Task to complete:
Set down the listing below verbatim, but only from its first line through the line containing "return [x0 /".

Charts and diagrams as code
----
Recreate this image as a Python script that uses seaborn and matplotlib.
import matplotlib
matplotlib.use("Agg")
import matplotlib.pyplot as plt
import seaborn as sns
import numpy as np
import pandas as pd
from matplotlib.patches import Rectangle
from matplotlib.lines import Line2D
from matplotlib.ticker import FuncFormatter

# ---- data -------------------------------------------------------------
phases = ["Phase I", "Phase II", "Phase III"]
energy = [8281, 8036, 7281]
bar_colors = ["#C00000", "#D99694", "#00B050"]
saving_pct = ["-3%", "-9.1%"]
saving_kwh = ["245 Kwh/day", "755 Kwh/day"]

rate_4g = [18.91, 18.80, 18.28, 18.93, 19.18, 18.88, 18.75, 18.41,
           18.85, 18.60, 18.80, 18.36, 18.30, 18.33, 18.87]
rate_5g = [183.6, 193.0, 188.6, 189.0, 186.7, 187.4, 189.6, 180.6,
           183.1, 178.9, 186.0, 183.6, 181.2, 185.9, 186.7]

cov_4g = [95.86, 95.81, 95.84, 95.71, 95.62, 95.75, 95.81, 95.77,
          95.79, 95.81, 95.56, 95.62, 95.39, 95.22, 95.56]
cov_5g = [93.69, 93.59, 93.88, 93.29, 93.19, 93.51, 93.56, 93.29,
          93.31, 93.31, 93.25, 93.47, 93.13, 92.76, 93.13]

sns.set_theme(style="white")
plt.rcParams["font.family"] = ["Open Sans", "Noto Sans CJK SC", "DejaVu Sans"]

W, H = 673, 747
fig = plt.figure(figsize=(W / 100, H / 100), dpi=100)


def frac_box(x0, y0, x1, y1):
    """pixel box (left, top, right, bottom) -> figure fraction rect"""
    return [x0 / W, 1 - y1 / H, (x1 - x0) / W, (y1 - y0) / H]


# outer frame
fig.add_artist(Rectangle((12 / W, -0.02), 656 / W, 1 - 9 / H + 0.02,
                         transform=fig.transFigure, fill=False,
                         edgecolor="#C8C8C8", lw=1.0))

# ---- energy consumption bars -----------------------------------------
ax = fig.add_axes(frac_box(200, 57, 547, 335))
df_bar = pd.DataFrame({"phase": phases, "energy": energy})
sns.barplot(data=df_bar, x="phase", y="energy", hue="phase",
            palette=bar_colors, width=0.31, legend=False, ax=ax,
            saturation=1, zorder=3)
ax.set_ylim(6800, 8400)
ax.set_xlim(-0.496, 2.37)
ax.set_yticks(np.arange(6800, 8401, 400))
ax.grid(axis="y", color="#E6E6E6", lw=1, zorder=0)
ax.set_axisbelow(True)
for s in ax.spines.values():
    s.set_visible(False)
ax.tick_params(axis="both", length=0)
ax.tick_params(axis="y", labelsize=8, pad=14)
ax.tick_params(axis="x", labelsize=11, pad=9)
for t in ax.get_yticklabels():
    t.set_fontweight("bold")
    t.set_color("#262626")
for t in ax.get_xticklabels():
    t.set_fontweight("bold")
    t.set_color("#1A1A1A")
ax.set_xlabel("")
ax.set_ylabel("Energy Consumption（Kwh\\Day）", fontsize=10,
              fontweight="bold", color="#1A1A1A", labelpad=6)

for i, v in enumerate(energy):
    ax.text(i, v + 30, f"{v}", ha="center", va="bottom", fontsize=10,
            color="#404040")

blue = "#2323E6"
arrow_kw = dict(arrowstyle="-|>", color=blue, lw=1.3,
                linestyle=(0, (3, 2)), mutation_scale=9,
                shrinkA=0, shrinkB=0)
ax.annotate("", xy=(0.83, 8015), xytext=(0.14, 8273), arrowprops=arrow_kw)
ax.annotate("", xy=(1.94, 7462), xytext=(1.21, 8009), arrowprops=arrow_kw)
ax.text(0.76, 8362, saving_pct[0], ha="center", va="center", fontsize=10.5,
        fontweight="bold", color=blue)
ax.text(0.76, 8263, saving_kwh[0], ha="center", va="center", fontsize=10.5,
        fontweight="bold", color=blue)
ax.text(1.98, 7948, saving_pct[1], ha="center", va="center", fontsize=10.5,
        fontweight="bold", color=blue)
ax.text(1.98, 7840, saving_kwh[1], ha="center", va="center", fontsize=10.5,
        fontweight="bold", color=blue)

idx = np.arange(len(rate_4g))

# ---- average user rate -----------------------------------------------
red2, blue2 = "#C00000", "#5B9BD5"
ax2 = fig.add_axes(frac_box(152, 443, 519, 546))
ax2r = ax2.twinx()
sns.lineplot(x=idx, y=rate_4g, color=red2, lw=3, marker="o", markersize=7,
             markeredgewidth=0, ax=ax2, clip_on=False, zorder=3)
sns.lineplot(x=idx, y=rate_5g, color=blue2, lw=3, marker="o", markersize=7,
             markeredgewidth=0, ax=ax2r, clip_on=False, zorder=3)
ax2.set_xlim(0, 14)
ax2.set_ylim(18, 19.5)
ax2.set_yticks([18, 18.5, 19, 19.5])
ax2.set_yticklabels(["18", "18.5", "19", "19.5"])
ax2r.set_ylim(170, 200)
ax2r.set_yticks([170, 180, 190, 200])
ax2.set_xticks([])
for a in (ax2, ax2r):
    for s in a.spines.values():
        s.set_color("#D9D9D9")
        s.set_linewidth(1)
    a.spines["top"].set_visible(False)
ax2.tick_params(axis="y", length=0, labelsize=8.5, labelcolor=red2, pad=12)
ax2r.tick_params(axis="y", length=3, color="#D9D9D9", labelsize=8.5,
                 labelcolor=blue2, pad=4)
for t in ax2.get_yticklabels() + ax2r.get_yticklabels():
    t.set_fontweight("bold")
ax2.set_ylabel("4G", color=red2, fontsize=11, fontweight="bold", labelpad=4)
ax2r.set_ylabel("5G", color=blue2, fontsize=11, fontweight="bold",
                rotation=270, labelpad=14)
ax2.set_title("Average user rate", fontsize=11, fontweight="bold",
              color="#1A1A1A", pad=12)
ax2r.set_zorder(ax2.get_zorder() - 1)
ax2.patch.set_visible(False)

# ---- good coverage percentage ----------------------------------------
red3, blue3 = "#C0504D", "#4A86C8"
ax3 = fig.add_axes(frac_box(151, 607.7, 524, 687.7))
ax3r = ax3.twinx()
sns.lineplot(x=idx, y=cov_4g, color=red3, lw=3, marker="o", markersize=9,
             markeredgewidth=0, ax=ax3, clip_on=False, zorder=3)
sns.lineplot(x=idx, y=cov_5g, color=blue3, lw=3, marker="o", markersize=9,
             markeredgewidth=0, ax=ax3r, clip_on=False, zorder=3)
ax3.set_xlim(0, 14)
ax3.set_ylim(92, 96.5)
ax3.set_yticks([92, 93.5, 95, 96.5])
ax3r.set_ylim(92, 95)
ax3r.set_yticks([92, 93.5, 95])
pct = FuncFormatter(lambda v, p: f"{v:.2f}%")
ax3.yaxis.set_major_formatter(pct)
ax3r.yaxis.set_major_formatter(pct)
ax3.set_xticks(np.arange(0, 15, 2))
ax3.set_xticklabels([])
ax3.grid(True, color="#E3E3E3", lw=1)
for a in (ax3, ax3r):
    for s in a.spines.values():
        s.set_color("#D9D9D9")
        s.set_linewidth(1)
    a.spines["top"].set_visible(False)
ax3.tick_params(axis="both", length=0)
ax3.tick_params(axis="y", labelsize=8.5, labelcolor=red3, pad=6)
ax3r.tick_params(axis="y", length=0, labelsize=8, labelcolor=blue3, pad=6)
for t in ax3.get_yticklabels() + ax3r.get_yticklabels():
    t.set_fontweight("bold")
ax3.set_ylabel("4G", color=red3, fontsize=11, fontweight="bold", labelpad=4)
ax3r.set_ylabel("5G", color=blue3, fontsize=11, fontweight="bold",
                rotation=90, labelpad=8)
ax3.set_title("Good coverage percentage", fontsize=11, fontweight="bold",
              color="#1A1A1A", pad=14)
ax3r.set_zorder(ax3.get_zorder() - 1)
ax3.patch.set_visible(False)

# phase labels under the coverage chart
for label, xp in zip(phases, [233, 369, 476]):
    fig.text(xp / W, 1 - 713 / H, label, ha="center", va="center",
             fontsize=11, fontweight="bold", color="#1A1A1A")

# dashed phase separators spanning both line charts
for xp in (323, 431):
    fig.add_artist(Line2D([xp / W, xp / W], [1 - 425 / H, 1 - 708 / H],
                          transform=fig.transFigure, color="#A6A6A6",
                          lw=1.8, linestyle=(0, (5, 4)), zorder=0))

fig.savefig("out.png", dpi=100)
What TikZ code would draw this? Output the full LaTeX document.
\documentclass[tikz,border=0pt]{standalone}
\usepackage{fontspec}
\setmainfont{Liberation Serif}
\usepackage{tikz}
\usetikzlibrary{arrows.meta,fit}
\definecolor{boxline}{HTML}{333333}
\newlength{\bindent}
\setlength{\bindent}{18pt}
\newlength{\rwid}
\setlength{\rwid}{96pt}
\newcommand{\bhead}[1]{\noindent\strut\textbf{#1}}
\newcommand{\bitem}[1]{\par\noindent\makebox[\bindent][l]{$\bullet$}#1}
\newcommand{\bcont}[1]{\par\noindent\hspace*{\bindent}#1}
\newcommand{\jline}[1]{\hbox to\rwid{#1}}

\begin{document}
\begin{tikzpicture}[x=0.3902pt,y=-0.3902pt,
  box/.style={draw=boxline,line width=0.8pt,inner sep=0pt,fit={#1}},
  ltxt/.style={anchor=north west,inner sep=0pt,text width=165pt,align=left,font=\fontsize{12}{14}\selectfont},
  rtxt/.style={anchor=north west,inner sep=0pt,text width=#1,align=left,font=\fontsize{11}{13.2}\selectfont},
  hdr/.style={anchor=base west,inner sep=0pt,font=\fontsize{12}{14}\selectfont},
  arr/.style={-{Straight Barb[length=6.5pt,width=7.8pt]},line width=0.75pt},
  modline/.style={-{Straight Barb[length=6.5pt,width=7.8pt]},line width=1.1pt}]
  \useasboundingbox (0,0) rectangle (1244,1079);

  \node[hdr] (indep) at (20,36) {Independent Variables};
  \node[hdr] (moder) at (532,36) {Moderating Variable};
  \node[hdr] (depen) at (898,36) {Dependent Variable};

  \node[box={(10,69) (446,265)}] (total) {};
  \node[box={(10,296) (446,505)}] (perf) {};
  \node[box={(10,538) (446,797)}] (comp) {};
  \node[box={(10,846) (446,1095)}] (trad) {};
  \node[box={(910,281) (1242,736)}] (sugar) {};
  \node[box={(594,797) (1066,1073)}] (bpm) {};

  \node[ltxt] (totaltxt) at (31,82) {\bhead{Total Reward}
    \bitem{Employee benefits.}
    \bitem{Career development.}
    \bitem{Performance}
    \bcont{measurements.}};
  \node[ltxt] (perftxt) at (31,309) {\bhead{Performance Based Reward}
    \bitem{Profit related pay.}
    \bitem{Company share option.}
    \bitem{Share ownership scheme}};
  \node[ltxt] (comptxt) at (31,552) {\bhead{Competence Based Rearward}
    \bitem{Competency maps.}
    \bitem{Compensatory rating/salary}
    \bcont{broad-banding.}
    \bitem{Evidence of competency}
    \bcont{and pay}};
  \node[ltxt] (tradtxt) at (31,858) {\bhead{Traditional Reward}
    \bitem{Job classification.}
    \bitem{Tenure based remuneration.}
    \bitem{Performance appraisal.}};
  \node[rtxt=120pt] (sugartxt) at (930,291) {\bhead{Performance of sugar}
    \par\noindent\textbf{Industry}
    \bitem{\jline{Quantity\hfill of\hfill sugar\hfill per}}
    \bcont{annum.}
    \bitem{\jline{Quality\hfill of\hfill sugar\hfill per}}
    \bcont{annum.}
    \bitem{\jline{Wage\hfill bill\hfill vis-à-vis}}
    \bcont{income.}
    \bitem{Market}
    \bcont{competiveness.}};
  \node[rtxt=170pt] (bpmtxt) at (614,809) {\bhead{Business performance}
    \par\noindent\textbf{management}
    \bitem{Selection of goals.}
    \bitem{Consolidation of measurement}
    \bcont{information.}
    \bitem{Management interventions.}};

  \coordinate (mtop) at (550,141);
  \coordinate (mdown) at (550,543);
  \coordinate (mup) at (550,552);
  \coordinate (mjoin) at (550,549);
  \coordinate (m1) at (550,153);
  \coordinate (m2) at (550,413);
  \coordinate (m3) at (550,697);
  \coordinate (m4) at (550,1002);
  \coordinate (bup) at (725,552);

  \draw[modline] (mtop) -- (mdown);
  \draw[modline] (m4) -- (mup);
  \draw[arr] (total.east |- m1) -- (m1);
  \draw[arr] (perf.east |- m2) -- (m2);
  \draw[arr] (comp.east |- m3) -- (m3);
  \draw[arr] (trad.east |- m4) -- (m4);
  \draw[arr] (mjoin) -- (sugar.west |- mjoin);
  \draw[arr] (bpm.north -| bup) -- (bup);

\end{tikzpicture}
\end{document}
----
Task response:
Recreate this image as a Python script that uses seaborn and matplotlib.
import matplotlib
matplotlib.use("Agg")
import matplotlib.pyplot as plt
import seaborn as sns
import numpy as np
import pandas as pd
from matplotlib.patches import Rectangle
from matplotlib.lines import Line2D
from matplotlib.ticker import FuncFormatter

# ---- data -------------------------------------------------------------
phases = ["Phase I", "Phase II", "Phase III"]
energy = [8281, 8036, 7281]
bar_colors = ["#C00000", "#D99694", "#00B050"]
saving_pct = ["-3%", "-9.1%"]
saving_kwh = ["245 Kwh/day", "755 Kwh/day"]

rate_4g = [18.91, 18.80, 18.28, 18.93, 19.18, 18.88, 18.75, 18.41,
           18.85, 18.60, 18.80, 18.36, 18.30, 18.33, 18.87]
rate_5g = [183.6, 193.0, 188.6, 189.0, 186.7, 187.4, 189.6, 180.6,
           183.1, 178.9, 186.0, 183.6, 181.2, 185.9, 186.7]

cov_4g = [95.86, 95.81, 95.84, 95.71, 95.62, 95.75, 95.81, 95.77,
          95.79, 95.81, 95.56, 95.62, 95.39, 95.22, 95.56]
cov_5g = [93.69, 93.59, 93.88, 93.29, 93.19, 93.51, 93.56, 93.29,
          93.31, 93.31, 93.25, 93.47, 93.13, 92.76, 93.13]

sns.set_theme(style="white")
plt.rcParams["font.family"] = ["Open Sans", "Noto Sans CJK SC", "DejaVu Sans"]

W, H = 673, 747
fig = plt.figure(figsize=(W / 100, H / 100), dpi=100)


def frac_box(x0, y0, x1, y1):
    """pixel box (left, top, right, bottom) -> figure fraction rect"""
    return [x0 / W, 1 - y1 / H, (x1 - x0) / W, (y1 - y0) / H]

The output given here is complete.